Elliott graduated from Osgoode Hall Law School in 2017 and was the first person in his family to go to university. During his time in law school, he held senior roles in the Black Law Students’ Association at Osgoode and today Elliott continues to give back by acting as the director of communications for the Canadian Association of Black Lawyers.
He originally joined Blakes as a legal professional practising in the firm’s inSource team, conducting due diligence and document review. After speaking with members of the recruitment and human resources team, he decided to make the leap to his current role and assist with helping to make the firm as inclusive as possible.
Elliott notes that it was an easy decision since the management team at Blakes, which already had a longstanding commitment to diversity (it has been included in Canada’s Best Diversity Employers 11 times since 2008), was clearly enthusiastic about this new role.
“Having an inclusive workplace really allows us to tap into the full potential of our people,” he says. “By providing our people with a workplace that enables them to be their true and authentic self, everyone is able to do their best work.”
The firm has a myriad of internal groups and programs to support diversity and inclusion.
“Blakes is always looking to roll out new diversity initiatives,” says Elliott, “and has a robust roster of professional development and educational offerings that focus on issues like unconscious bias, inclusive leadership, cultural awareness and competence, gender and cultural blind spots, anti-racism, and how to be an ally.”
The firm is also open to new ideas that can help to promote inclusiveness within the firm.

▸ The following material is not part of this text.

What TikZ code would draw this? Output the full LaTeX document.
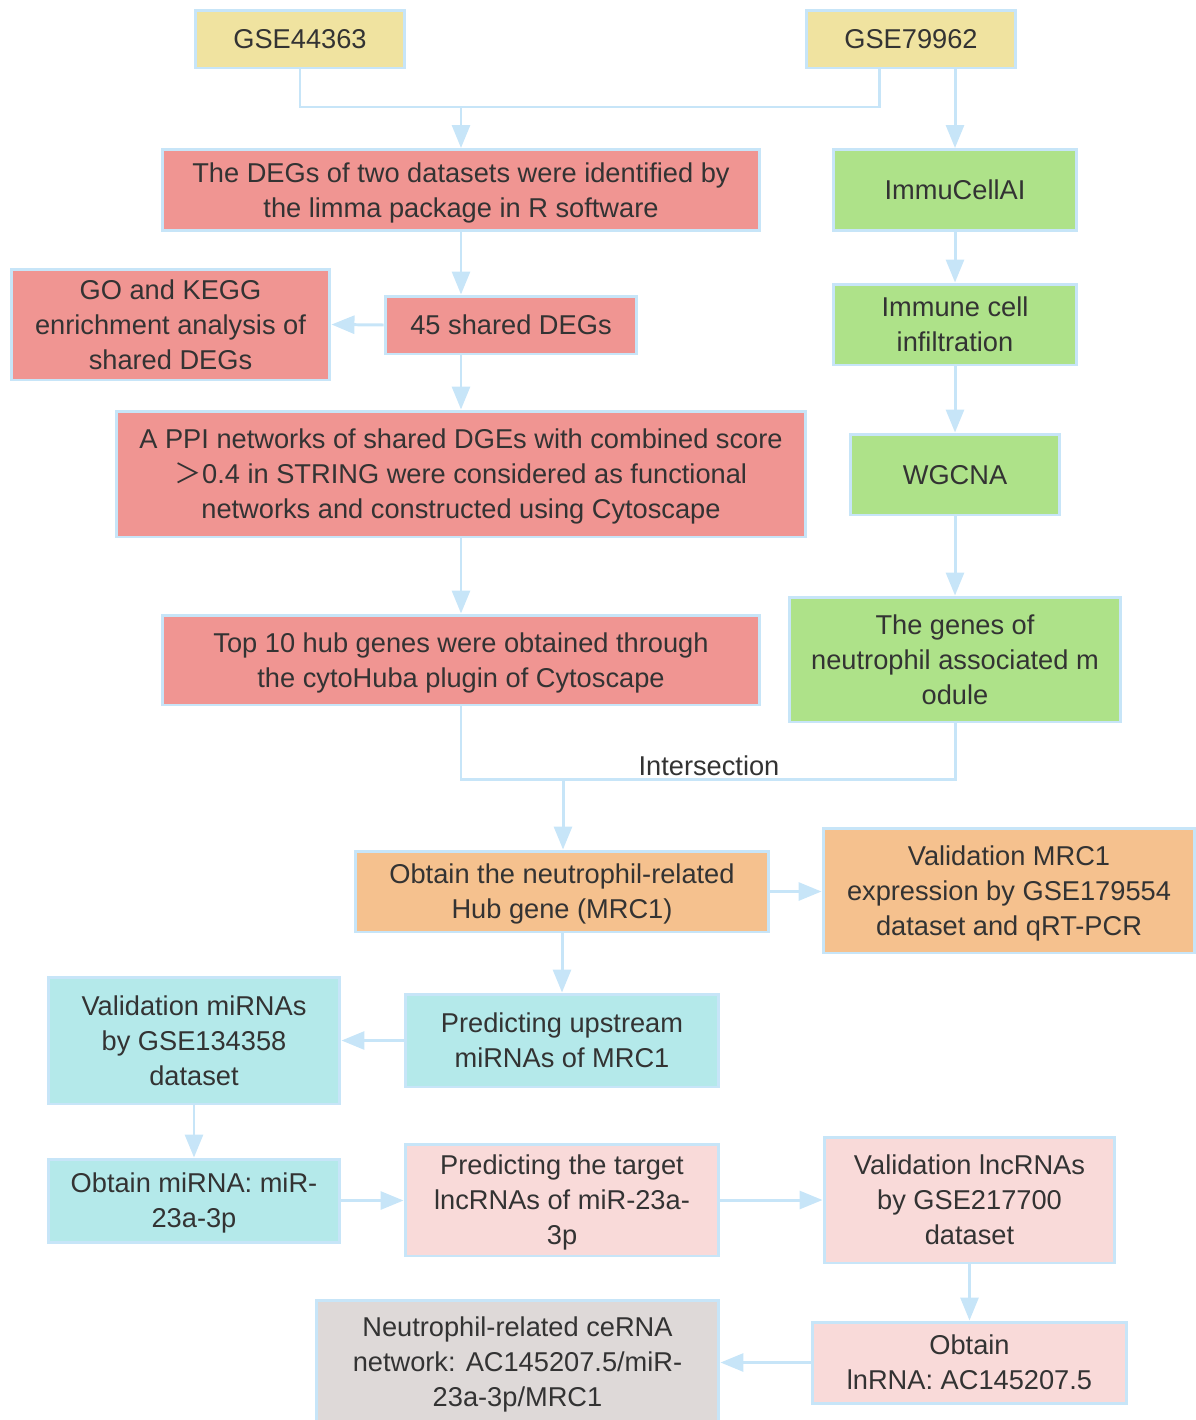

In 2019, Blakes partner Alyssa Shivji approached Blakes management with a proposal for a new group mentorship program for diverse junior associates. Alyssa cleverly named the initiative “Diversi-Tea.”
Diversi-Tea provides a safe space for diverse associates to meet monthly as a group to discuss topics of interest and to receive advice and mentorship from senior associates and partners. The initiative was so successful that it was expanded to include summer and articling students in late 2020 and will expand in 2021 to include associates from all years of practice.
According to Shivji, the program is “especially helpful for first-generation diverse lawyers who don’t have lawyers in their families, as it helps them to navigate the norms and expectations of law firm culture and gives them a safe place to seek advice.”
Blakes is involved with numerous community-based diversity programs and organizations. The firm participates in Law in Action Within Schools, which pairs high schoolers with mentors – Blakes lawyers with whom they meet monthly – and offers several internships that focus on equity-seeking groups.”